3. Absurdity.—If Father and Son, &c., be no otherwise three, than as notions, names, or nominal distinctions; then to worship these distinctly, or together, as such, is to commit most gross and horrible idolatry: For albeit we are commanded to fear that great and dreadful name, The Lord our God; yet to worship a Father, a Son, and Holy Spirit in the Godhead, as three, as really three as one, is by this doctrine to imagine falsely of God, and so to break the second commandment: but to worship God under the consideration of Father, and Son, and Holy Ghost, and to believe them as really three as one when I worship, being the sum and substance of the doctrine of the scriptures of God, there is really substantially three in the eternal Godhead.

But to help thee a little in thy study on this deep.

1. Thou must take heed when thou readest, there is in the Godhead, Father, and Son, &c., that thou do not imagine about them according to thine own carnal and foolish fancy; for no man can apprehend this doctrine but in the light of the word and Spirit of God. “No man knoweth the Son, but the Father; neither knoweth any man the Father, save the Son; and he to whom the Son will reveal him” (Matt 11:27).

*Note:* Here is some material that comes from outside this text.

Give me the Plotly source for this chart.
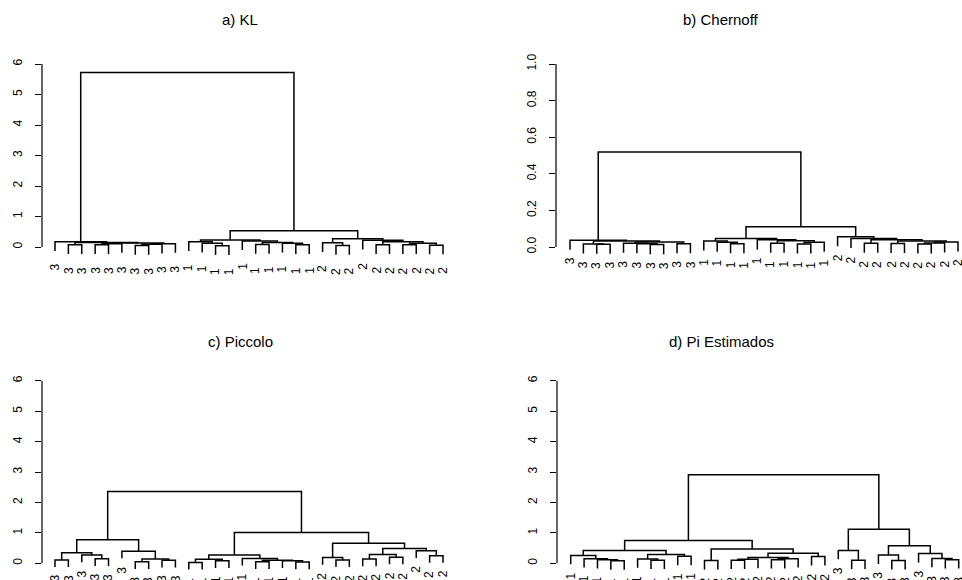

If therefore thou be destitute of the Spirit of God, thou canst not apprehend the truth of this mystery as it is in itself, but will either by thy darkness be driven to a denial thereof; or if thou own it, thou wilt (that thy acknowledgment notwithstanding) falsely imagine about it.

2. If thou feel thy thoughts begin to wrestle about this truth, and to struggle concerning this one against another; take heed of admitting of such a question, How can this thing be? For here is no room for reason to make it out, here is only room to believe it is a truth. You find not one of the prophets propounding an argument to prove it; but asserting it, they let it lie, for faith to take it up and embrace it.

“The grace of the Lord Jesus Christ, and the love of God, and the communion of the Holy Ghost, be with you all. Amen” (2 Cor 13:14).


FOOTNOTES:

Footnote [1]

1. Although no mortal mind can by searching find out the Almighty to perfection, yet Bunyan’s views of the Divine Being is an approach to perfection. It is worthy the pen of the most profound Christian philosopher.—Ed.